My main question was, can you really pull off a fermentation vat in a three hour workshop? And the answer was no, which wasn’t all that surprising. But Jane showed us how to make an indigo vat with fructose and slaked lime, and we all dipped our samples in a vat that she had made a few days earlier. That is the thing about fermentation: it takes a few days and it needs to be pretty warm. Not hot, but not 25 degrees at night. Talk about nursing things along…. You would think I would have more patience with a fermentation vat, but to be fair to myself I feel like I have plenty of patience; the road blocks are more about space, warmth, time, and stench, not patience per se. Anyway, fermentation vats and me still have a ways to go.
During the workshop, a fascinating thing occurred. Two participants had brought wool yarns dyed with dahlias, one with a fine yarn and one a little bulkier. They were both warm yellows, on the red side of yellow. Very lovely. One woman dipped hers in the vat, and instead of the expected green or even olive green, it became a bright rusty orange-brown. Hmm, we all said. Dahlias must be pH sensitive. Very fortunately we could repeat the experiment with the other woman’s skein, and lo and behold the same thing happened. No green, just bright rusty orange. Getting a consistent result with a repeated experiment is always affirming (and/or annoying). I have often been frustrated with unsuccessful attempts to make green on cellulose yarns, trying to overdye a yellow with woad, but never on wool. Wool always seemed foolproof to me (fortunately). So, I’ve been thinking about pH, the interactions of fiber and dyestuff, and what on earth could be going on when everything seems all set pH-wise and reduction-wise in an indigo or woad vat, but you still don’t get green.

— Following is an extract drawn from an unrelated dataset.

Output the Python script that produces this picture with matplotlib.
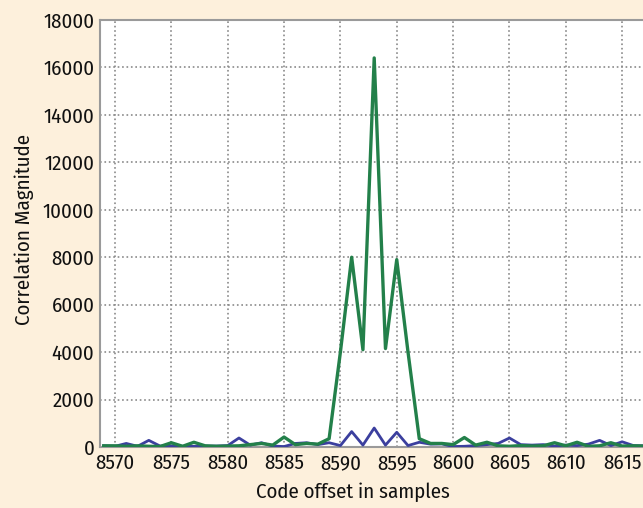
import matplotlib
matplotlib.use("Agg")
import matplotlib.pyplot as plt

offsets = list(range(8569, 8618))
green = [50, 50, 30, 50, 30, 20, 180, 30, 200, 50,
         30, 40, 50, 100, 150, 80, 420, 100, 150, 120,
         350, 4000, 8000, 4100, 16400, 4150, 7900, 4000, 350, 150,
         150, 100, 400, 80, 200, 50, 30, 60, 40, 50,
         180, 50, 200, 30, 50, 180, 40, 50, 40]
blue = [50, 30, 150, 30, 280, 40, 50, 30, 30, 40,
        40, 60, 380, 80, 180, 40, 20, 150, 180, 100,
        180, 60, 650, 80, 800, 80, 620, 60, 200, 120,
        130, 20, 30, 60, 100, 150, 380, 100, 80, 100,
        40, 80, 60, 120, 280, 60, 220, 60, 50]
xticks = [8570, 8575, 8580, 8585, 8590, 8595, 8600, 8605, 8610, 8615]
yticks = [0, 2000, 4000, 6000, 8000, 10000, 12000, 14000, 16000, 18000]

plt.rcParams['font.family'] = ['Fira Sans Condensed', 'DejaVu Sans']

bg = '#fdf0dc'
fs = 15
fig = plt.figure(figsize=(6.43, 5.08), dpi=100, facecolor=bg)
ax = fig.add_axes([100/643, 1 - 447/508, 543/643, (447 - 20)/508])
ax.set_facecolor('white')

ax.plot(offsets, blue, color='#3b3f9e', lw=2.0, zorder=3)
ax.plot(offsets, green, color='#23804a', lw=2.4, zorder=4)

ax.set_xlim(8568.67, 8616.85)
ax.set_ylim(0, 18000)
ax.set_xticks(xticks)
ax.set_yticks(yticks)
ax.grid(True, linestyle=':', color='#8a8a8a', linewidth=1.2)
ax.set_axisbelow(True)
ax.tick_params(axis='both', length=0, labelsize=fs, colors='#111111')
ax.tick_params(axis='x', pad=5)
ax.tick_params(axis='y', pad=4)
for s in ['left', 'bottom', 'top']:
    ax.spines[s].set_color('#9a9a9a')
    ax.spines[s].set_linewidth(1.5)
ax.spines['right'].set_visible(False)

ax.set_xlabel('Code offset in samples', fontsize=fs, color='#111111')
ax.xaxis.set_label_coords(0.466, -0.082)
ax.set_ylabel('Correlation Magnitude', fontsize=fs, color='#111111', va='center')
ax.yaxis.set_label_coords(-0.140, 0.51)

fig.savefig('out.png', dpi=100, facecolor=bg)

So, I pondered these questions in the back of my mind for a week. No great strokes of genius came to me. BUT… when I was rinsing the cellulose skeins after my woad vat, much, much more blue was rinsing off of the cellulose yarns than the protein. Agonizing. Nobody likes to see all their hand-won blue rinsing down the drain at the best of times, and cellulose yarns are harder to dye than protein to begin with, so they always come out lighter.

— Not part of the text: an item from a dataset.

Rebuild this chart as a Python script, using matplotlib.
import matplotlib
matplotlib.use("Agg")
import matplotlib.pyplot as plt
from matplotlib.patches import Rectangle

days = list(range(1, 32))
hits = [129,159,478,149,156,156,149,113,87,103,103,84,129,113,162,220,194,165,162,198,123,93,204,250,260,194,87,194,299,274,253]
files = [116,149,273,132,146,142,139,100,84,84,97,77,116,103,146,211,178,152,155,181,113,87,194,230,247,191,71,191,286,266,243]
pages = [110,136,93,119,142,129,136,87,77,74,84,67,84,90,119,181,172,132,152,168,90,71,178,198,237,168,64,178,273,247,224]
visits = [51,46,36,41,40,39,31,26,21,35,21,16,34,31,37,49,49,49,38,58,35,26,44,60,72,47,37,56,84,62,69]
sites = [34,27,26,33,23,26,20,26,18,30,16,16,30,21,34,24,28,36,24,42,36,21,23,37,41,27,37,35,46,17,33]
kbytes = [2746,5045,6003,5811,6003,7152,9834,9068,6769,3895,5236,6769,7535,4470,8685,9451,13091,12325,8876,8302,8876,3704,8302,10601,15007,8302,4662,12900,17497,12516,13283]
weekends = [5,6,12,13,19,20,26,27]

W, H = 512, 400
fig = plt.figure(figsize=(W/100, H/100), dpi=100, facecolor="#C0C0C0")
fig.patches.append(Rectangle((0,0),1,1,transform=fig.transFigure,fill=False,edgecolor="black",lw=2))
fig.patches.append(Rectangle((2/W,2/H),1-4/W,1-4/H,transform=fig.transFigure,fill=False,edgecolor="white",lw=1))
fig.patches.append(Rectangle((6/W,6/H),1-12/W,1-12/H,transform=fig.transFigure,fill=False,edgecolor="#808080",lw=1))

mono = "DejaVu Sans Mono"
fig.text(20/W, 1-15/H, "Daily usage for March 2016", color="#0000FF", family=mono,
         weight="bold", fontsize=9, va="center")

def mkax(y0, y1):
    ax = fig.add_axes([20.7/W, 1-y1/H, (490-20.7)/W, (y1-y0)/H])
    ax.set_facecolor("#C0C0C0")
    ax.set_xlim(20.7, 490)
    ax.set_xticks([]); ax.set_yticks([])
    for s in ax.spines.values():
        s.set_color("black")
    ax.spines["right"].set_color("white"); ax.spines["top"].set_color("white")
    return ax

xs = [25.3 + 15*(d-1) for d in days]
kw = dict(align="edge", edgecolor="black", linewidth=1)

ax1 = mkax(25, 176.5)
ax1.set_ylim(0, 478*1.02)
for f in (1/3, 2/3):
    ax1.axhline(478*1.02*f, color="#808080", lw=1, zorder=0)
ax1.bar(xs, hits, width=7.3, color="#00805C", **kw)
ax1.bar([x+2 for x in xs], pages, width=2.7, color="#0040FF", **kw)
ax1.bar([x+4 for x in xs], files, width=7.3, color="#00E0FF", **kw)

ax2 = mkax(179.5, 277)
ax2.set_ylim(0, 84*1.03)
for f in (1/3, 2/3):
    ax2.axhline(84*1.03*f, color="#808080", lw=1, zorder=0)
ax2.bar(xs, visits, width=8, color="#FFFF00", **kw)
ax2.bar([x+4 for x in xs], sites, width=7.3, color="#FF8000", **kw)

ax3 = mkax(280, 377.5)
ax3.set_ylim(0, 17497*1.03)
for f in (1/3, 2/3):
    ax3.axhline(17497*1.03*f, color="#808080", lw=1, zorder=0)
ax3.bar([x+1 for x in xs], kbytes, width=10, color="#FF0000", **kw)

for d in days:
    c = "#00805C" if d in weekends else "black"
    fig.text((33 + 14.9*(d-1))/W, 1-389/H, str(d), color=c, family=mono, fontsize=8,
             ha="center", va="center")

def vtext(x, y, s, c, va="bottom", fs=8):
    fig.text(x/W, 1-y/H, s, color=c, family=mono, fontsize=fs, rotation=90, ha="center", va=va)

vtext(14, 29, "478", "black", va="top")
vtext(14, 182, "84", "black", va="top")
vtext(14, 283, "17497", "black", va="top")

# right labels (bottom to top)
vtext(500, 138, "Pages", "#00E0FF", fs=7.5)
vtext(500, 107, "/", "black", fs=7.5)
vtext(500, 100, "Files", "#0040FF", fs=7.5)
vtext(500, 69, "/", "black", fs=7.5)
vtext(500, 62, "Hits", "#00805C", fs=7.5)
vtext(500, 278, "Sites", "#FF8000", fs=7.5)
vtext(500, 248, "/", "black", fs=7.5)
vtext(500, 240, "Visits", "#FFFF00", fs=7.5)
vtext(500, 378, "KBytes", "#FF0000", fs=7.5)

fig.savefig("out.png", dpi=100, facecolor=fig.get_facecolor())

Then I had a thought. A pH thought. I always do a vinegar-solution rinse for protein fibers after a strong alkaline dye bath/vat because protein fibers are weakened by alkalinity. I have not felt that this step was as important for cellulose fibers because they are much more tolerant of alkalinity. Here is my thought:
What if the problem wasn’t the fiber, but the dyestuff? So, I submerged the cellulose yarns in a vinegar solution as well. Ta da! Much less blue run-off.
So, my theory is that the form of the indigo molecule that is water-soluble at a high pH stays water soluble even in a neutral water rinse. I think you really have to get the pH down way below neutral to change that. Lowering the pH makes the molecule less soluble, so it sticks to whatever it’s next to. From now on I plan to always do a vinegar-solution rinse as the first rinse, even on cellulose, to render the indigo molecule insoluble again.
If there are any dye-chemistry whizzes reading this, please let me know if my chemistry is crazy.
Everything fades and dies eventually, but maybe vinegar can help keep my cellulose yarns blue. Happy first frost.